No, I wasn't in Ontario – I was in the Quartier Latin near lower St. Denis St., usually student protest headquarters. But on this night it was home to a monthly discussion group called "Génération d'idees" that brings together young people in their 20 and 30-somethings.
In recent months they've "brainstormed" about everything from the Charbonneau hearings to Quebec's justice system and the student strikes. But now they'd gathered to discuss recent language tensions — and I was one of the guests.
There were about 45 people, mainly francophones with a smattering of anglos — ranging from grad students and community workers to lawyers and civil servants. It was a window into a young Quebec we don't often hear from — but should.
The crowd broke into seven small discussion tables that spoke mostly French but lots of English too. Some groups switched to English halfway through to be fair to anglos at their table.
Eventually each group proposed their own ideas for cooling language tensions — though many overlapped and surprised me.
Pretty much everyone favoured more bilingual schools, starting at a young age. "That's when children learn languages easily," said a female civil servant, speaking English with a heavy French accent.
I told her (in French) this was the nightmare of many long time nationalists who feel if English and French students mix, English will always dominate.
"That's stupid," she said in English. "I'm a strong nationalist but I don't see my language as handicapped. If a class has 20 English students and 20 French then we'll learn to speak 50 per cent of each language … why should English dominate? That's old-fashioned thinking."
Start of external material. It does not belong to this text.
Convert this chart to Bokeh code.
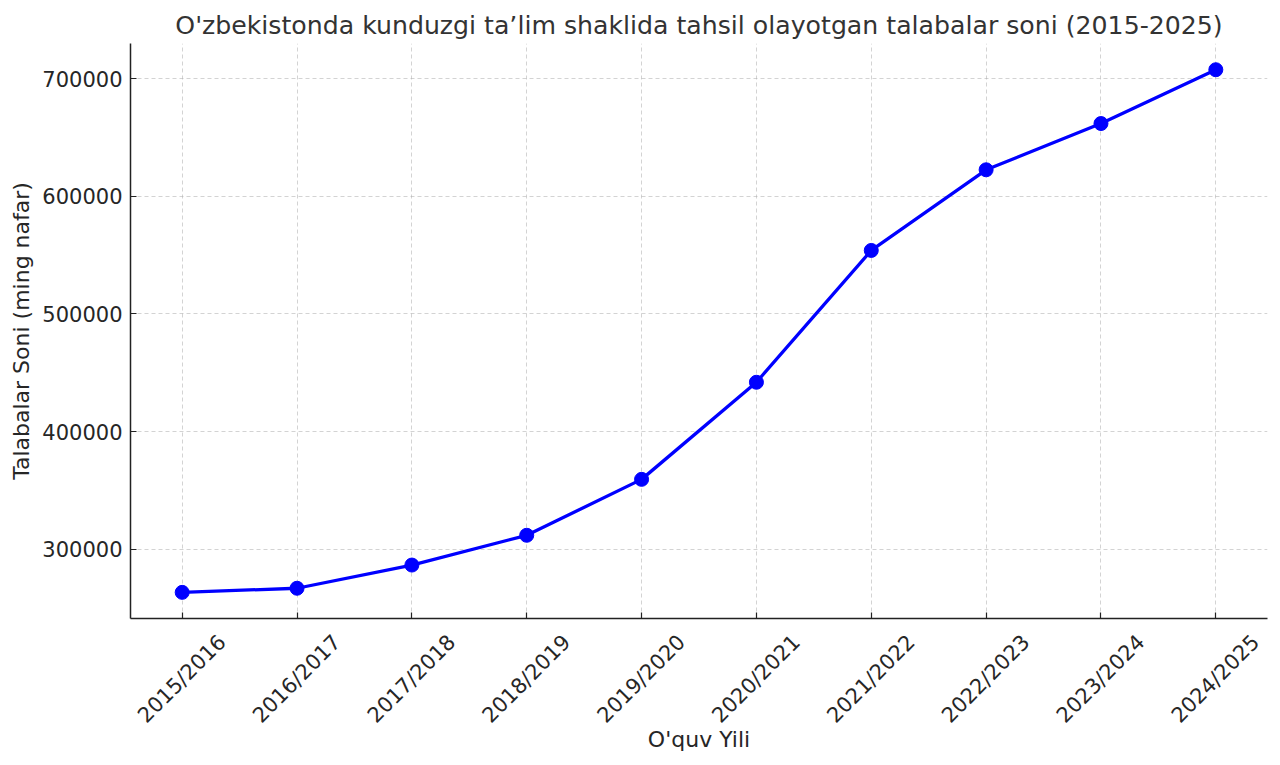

The young anglos (and allos) were all bilingual and proud to live in a French city. But they were upset by recent language tensions, "when we hear too much from people at the extremes."
Some francophones talked of frustrating experiences where they couldn't easily get served in French — mainly in the West End by recent immigrants who struggled to speak French. But unlike our government they didn't think the answer was tougher language laws — just more language courses and more patience by everyone. Said one woman:
"We need less punishment and more encouragement if we want to make newcomers love French — not resent it."
Almost every table suggested exchange programs between anglos and francos to help us understand each other better …. The more we meet and talk, the more we realize we're similar. "
They also wanted exchanges between Montreal and the regions "so they can see we aren't the demon they imagine. Montreal is great when you're living in it — not just reading about it in the paper."
Over and over I heard that language tensions were mostly the fault of politicians with agendas to divide us — and media dramatizing occasional negative incidents to attract viewers.
"Why do we always hear about what separates us — not what we have in common," said one 25-year old anglo student.
"Let's stress the positive parts of our city, not the negative," said a bearded francophone man in his early 30s. "We don't show enough pride in the way we live together bilingually in a French city. It's unique."
Asked for linguistic role models they surprised me again by naming bilingual comic Sugar Sammy and Jack Layton, who was revered by all — because "he proved you don't have to be French to care about French."
Many people wanted more films like Bon Cop, Bad Cop that mix French and English languages and actors. They want more mixing of languages on TV and more anglos on French TV playing ordinary roles — "not just anglo stereotypes."
The night's discussion didn't accomplish anything, but it made me feel good. It reflected the city I experience in our streets, cafés and workplaces — not the one I hear about in news and politics lately.
Listening to these smart, compassionate, open-minded, bilingual young people in both languages reminded me of my Montreal and why I'm glad to live here.
It also reminded me that I've only had one bad personal experience with a francophone in my whole life. That was when I was called a "maudit anglais" and beaten up — at age 12 - by a 14-year-old Tomgirl named Lizette, who stole my bike.
She was the only francophone I've ever had a confrontation with despite decades of hearing about "language wars" in the news. It's just proof of my old rule — English and French relations in Montreal work great in practice, but not in theory.
So we just have to keep practicing till we get them right.